Real query execution time without network transfer in Oracle

is it possible to determine SELECT execution time without data transfer across network ?

I am trying to optimize our queries on an remote server, which is actualy about 1000 miles away from me, and fetching even small amounts of data takes minutes to get here.

SQL Developer tells me execution time with network trasnfer time included. Same situation with 'set timing on'.

And I'm really confused of result from SELECT * FROM v$sql(area). Results from this one are still the same, even when changing executed queries. Oracle documentation says about ELAPSED_TIME column that it includes parsing/executing/fetching times, and also that these results are somehow accumulated.

So here comes the question: Is there any straightforward way to get the real execution time of query on the server ? Without network transfer time, no matter if the query was cached or wasn't. No averages, no estimations. Just time of the concrete one execution of query.

Thx in advance

Upvotes: 2

Views: 1457

Answers (2)

ibre5041
ibre5041

Reputation: 5298

Oracle query execution works as producer-consumer design pattern. If network connection is "stuck" then Oracle session process gets blocked by OS. In order to avoid influence of network latency, you must execute SQL queries on the DB server directly (either from sqlplus or via PL/SQL).

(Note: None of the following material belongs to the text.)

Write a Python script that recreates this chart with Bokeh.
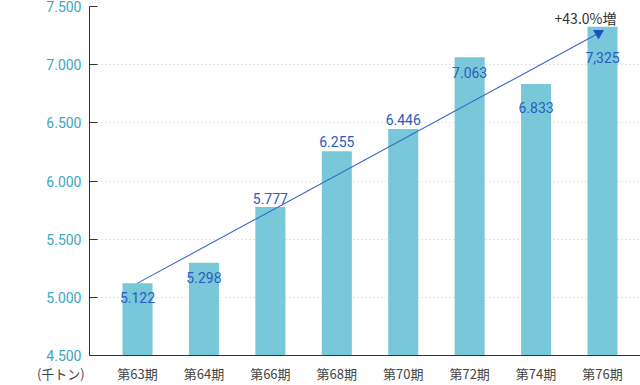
from bokeh.plotting import figure
from bokeh.models import ColumnDataSource, FixedTicker, Range1d, Label
from bokeh.core.properties import value
from bokeh.embed import file_html
from bokeh.resources import INLINE

# ---- data ----
PERIODS = ["第63期", "第64期", "第66期", "第68期", "第70期", "第72期", "第74期", "第76期"]
VALUES = [5122, 5298, 5777, 6255, 6446, 7063, 6833, 7325]
VALUE_LABELS = ["5.122", "5.298", "5.777", "6.255", "6.446", "7.063", "6.833", "7,325"]
Y_TICKS = [4500, 5000, 5500, 6000, 6500, 7000, 7500]
Y_TICK_LABELS = ["4.500", "5.000", "5.500", "6.000", "6.500", "7.000", "7.500"]
UNIT_LABEL = "(千トン)"
GROWTH_LABEL = "+43.0%増"

# label vertical offsets (pixels, positive = down)
LABEL_DY = [14, 15, -8, -10, -10, 15, 23, 31]

BAR_COLOR = "#78c8d9"
LABEL_COLOR = "#2a5bbf"
LINE_COLOR = "#3a66cc"
TICK_COLOR = "#3ba7bf"
TEXT_COLOR = "#444444"

xs = list(range(len(PERIODS)))
X_START, X_END = -0.723, 7.572
UNIT_TICK = -0.72  # unit label drawn as an extra tick label at the left edge

p = figure(width=640, height=385, output_backend="svg", toolbar_location=None,
           x_range=Range1d(X_START, X_END), y_range=Range1d(4500, 7500),
           min_border_left=89, min_border_right=0, min_border_top=6,
           min_border_bottom=29)
p.outline_line_color = None
p.background_fill_color = "white"

src = ColumnDataSource(dict(x=xs, top=VALUES, lab=VALUE_LABELS, dy=LABEL_DY))
p.vbar(x="x", top="top", bottom=4500, width=0.452, source=src,
       fill_color=BAR_COLOR, line_color=None)

# trend line with head
p.segment(x0=[xs[0]], y0=[VALUES[0]], x1=[xs[-1] - 0.06], y1=[VALUES[-1] - 55],
          line_color=LINE_COLOR, line_width=1.1)
p.scatter(x=[xs[-1] - 0.06], y=[VALUES[-1] - 55], marker="inverted_triangle",
          size=11, fill_color="#2050c0", line_color=None)

p.text(x="x", y="top", text="lab", y_offset="dy", source=src,
       text_align="center", text_baseline="middle",
       text_font=value("Roboto"), text_font_size="14px", text_color=LABEL_COLOR)

p.add_layout(Label(x=xs[-1], y=7500, x_offset=-17, y_offset=-11, text=GROWTH_LABEL,
                   text_align="center", text_baseline="middle",
                   text_font="Noto Sans CJK JP", text_font_size="14px",
                   text_color="#333333"))

# axes
overrides = {i: s for i, s in zip(xs, PERIODS)}
overrides[UNIT_TICK] = UNIT_LABEL + "\u3000" * 4 + "\u00a0\u00a0"
p.xaxis.ticker = FixedTicker(ticks=[UNIT_TICK] + xs)
p.xaxis.major_label_overrides = overrides
p.xaxis.major_tick_line_color = None
p.xaxis.major_tick_in = 0
p.xaxis.major_tick_out = 0
p.xaxis.minor_tick_line_color = None
p.xaxis.axis_line_color = "#333333"
p.xaxis.major_label_text_font = "Noto Sans CJK JP"
p.xaxis.major_label_text_font_size = "13px"
p.xaxis.major_label_text_color = TEXT_COLOR
p.xaxis.major_label_standoff = 8

p.yaxis.ticker = FixedTicker(ticks=Y_TICKS)
p.yaxis.major_label_overrides = {t: s for t, s in zip(Y_TICKS, Y_TICK_LABELS)}
p.yaxis.major_tick_in = 8
p.yaxis.major_tick_out = 0
p.yaxis.major_tick_line_color = "#333333"
p.yaxis.minor_tick_line_color = None
p.yaxis.axis_line_color = "#333333"
p.yaxis.major_label_text_font = "Roboto"
p.yaxis.major_label_text_font_size = "14px"
p.yaxis.major_label_text_color = TICK_COLOR
p.yaxis.major_label_standoff = 8

p.xgrid.grid_line_color = None
p.ygrid.grid_line_color = "#c8c8c8"
p.ygrid.grid_line_dash = "1 3"
p.ygrid.ticker = FixedTicker(ticks=Y_TICKS[1:])

open("out.html", "w").write(file_html(p, INLINE))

Suggestion: forget about time as a metrics to optimize - look at buffer gets and disk reads, this will tell you how many memory pages had to be processed while evaluating the query. This metrics is invariant (independent) to current DB server load.

If network round-trips make significant overhead, try to change an interface. By using collections, nested tables or complex types you can reduce amount network waits.

Upvotes: 5

Wernfried Domscheit
Wernfried Domscheit

Reputation: 59486

You can use

SELECT COUNT(*) FROM (SELECT * FROM MY_LARGE_TABLE WHERE ...)

Well, you still transfer one single number over the network but this should be negligible.